T.I. has returned to his gritty roots in recent years, but the younger generation still may not understand who he was before he crossed over and became a mainstream star. They probably relate more with how impactful Gucci Mane is, especially after his recent prison stint, from which he emerged reinvigorated and just as prolific as ever. They’re both justified in thumping their chest and learning the youth, but claiming to be the individual inventor of the sound is a little too far.

T.I. helped make trapping a verb that had nothing to do with hunting or basketball, but people rightfully revere Gucci and Young Jeezy for their contributions as well. There are also other early artists to credit like Three Six Mafia, Pastor Troy, Master P, and Boosie and Webbie, whose classic “ratchet” sound is a close cousin of trap.

It really doesn’t matter who was first, and it would be best to try to stall the debate before history is rewritten on both of them.
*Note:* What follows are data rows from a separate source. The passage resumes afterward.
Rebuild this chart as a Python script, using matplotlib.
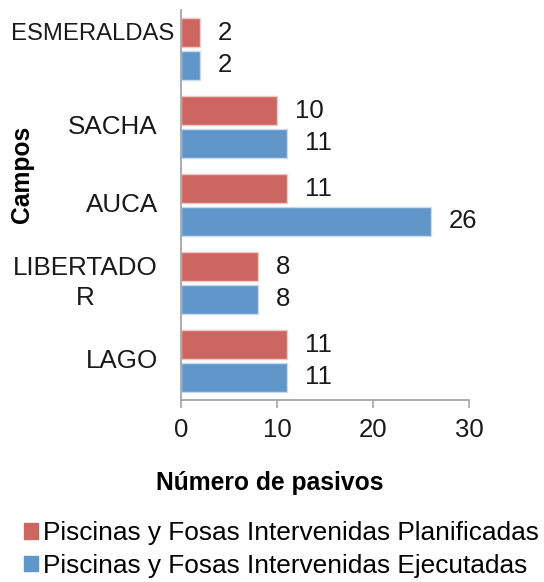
import matplotlib.pyplot as plt
from matplotlib.patches import Patch

# datos
campos = ['LAGO', 'LIBERTADO\nR', 'AUCA', 'SACHA', 'ESMERALDAS']
planificadas = [11, 8, 11, 10, 2]
ejecutadas = [11, 8, 26, 11, 2]
xticks = [0, 10, 20, 30]

ROJO = '#CD6661'
AZUL = '#6096CA'
GRIS = '#A6A6A6'
TXT = '#1a1a1a'

plt.rcParams['font.family'] = ['Liberation Sans', 'DejaVu Sans']

fig = plt.figure(figsize=(5.44, 5.82), dpi=100)
ax = fig.add_axes([0.3322, 0.3127, 0.5305, 0.6701])

y = list(range(len(campos)))
off = 0.21
h = 0.38
ypl = [v + off for v in y]
yej = [v - off for v in y]
b1 = ax.barh(ypl, planificadas, height=h, color=ROJO, edgecolor='#F0C8C6', linewidth=1)
b2 = ax.barh(yej, ejecutadas, height=h, color=AZUL, edgecolor='#C8DBEE', linewidth=1)

for barras in (b1, b2):
    for r in barras:
        w = r.get_width()
        ax.annotate(f'{w:g}', (w, r.get_y() + r.get_height() / 2),
                    xytext=(13, 0), textcoords='offset points',
                    ha='left', va='center', fontsize=18.5, color=TXT)

ax.set_xlim(0, 30)
ax.set_ylim(-0.5, len(campos) - 0.5)
ax.set_xticks(xticks)
ax.tick_params(axis='x', length=6, width=1.2, color=GRIS, labelsize=18.5,
               pad=7, labelcolor=TXT)
ax.set_yticks([])

for s in ('top', 'right'):
    ax.spines[s].set_visible(False)
for s in ('left', 'bottom'):
    ax.spines[s].set_color(GRIS)
    ax.spines[s].set_linewidth(1.3)

# etiquetas de categoría
for i, c in enumerate(campos):
    dx, dy, fs = -16.5, 0, 18.7
    if c == 'ESMERALDAS':
        dx, dy, fs = -5, 11, 17.2
    ax.annotate(c, (0, i), xycoords=('axes fraction', 'data'),
                xytext=(dx, dy), textcoords='offset points',
                ha='right', va='center', multialignment='center',
                fontsize=fs, color=TXT, linespacing=1.3)

fig.text(0.496, 0.170, 'Número de pasivos', ha='center', va='center',
         fontsize=17.7, fontweight='bold')
fig.text(0.04, 0.70, 'Campos', rotation=90, ha='center', va='center',
         fontsize=17.7, fontweight='bold')

handles = [Patch(color=ROJO), Patch(color=AZUL)]
fig.legend(handles, ['Piscinas y Fosas Intervenidas Planificadas',
                     'Piscinas y Fosas Intervenidas Ejecutadas'],
           loc='lower left', bbox_to_anchor=(0.032, -0.004), frameon=False,
           fontsize=18.9, handlelength=0.53, handleheight=0.53,
           handletextpad=0.2, labelspacing=0.32, borderaxespad=0.0,
           borderpad=0.25)

fig.savefig('out.png', dpi=100)
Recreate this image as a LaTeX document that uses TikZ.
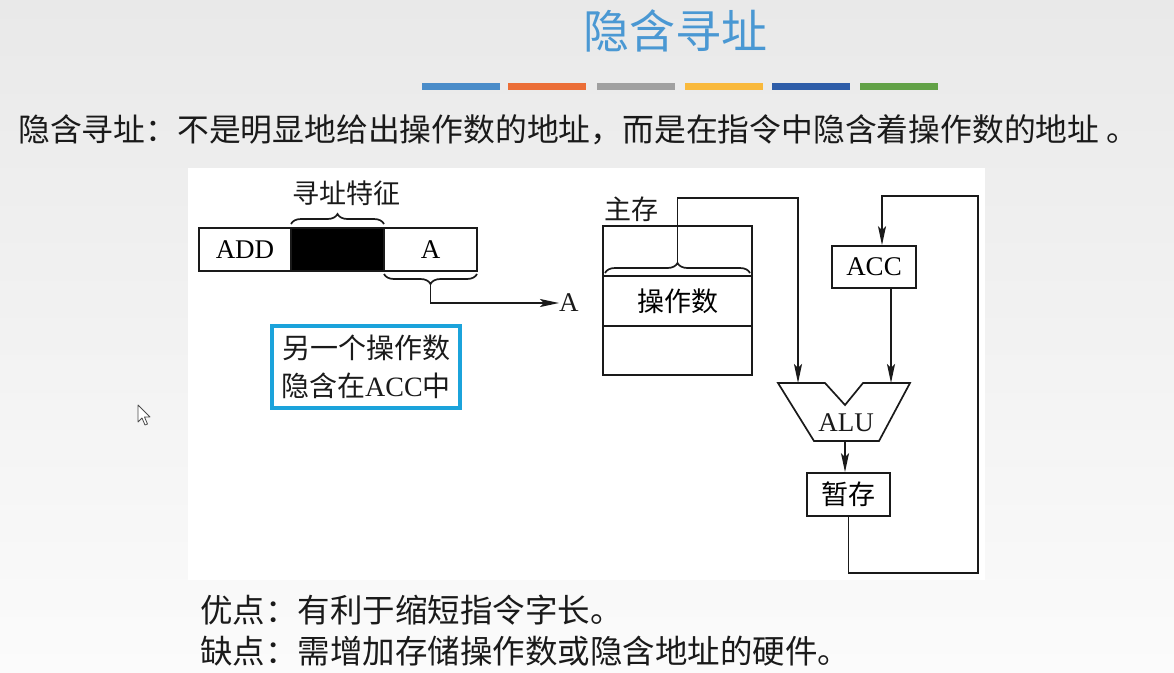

I’ll never forget turning on the Pandora station entitled “Trap Music” and not hearing T.I. or Gucci Mane, but a bunch of EDM and electronic music that had 808 drums but not a sliver of other similarities to their sound. That’s the kind of co-opting that happens when hip-hop doesn’t present a united front.

Their difference of opinion largely comes down to semantics. T.I. was rapping using the term “trap” very early, but the modern sound of what’s deemed “trap rap” is more reminiscent of Gucci or Jeezy’s earliest work. Gucci has his differences with both Jeezy and T.I., so it’s not likely that they will have a friendly resolution, but hopefully, they can agree to simply respect each other’s musical contributions and keep their own traps boomin’ in peace.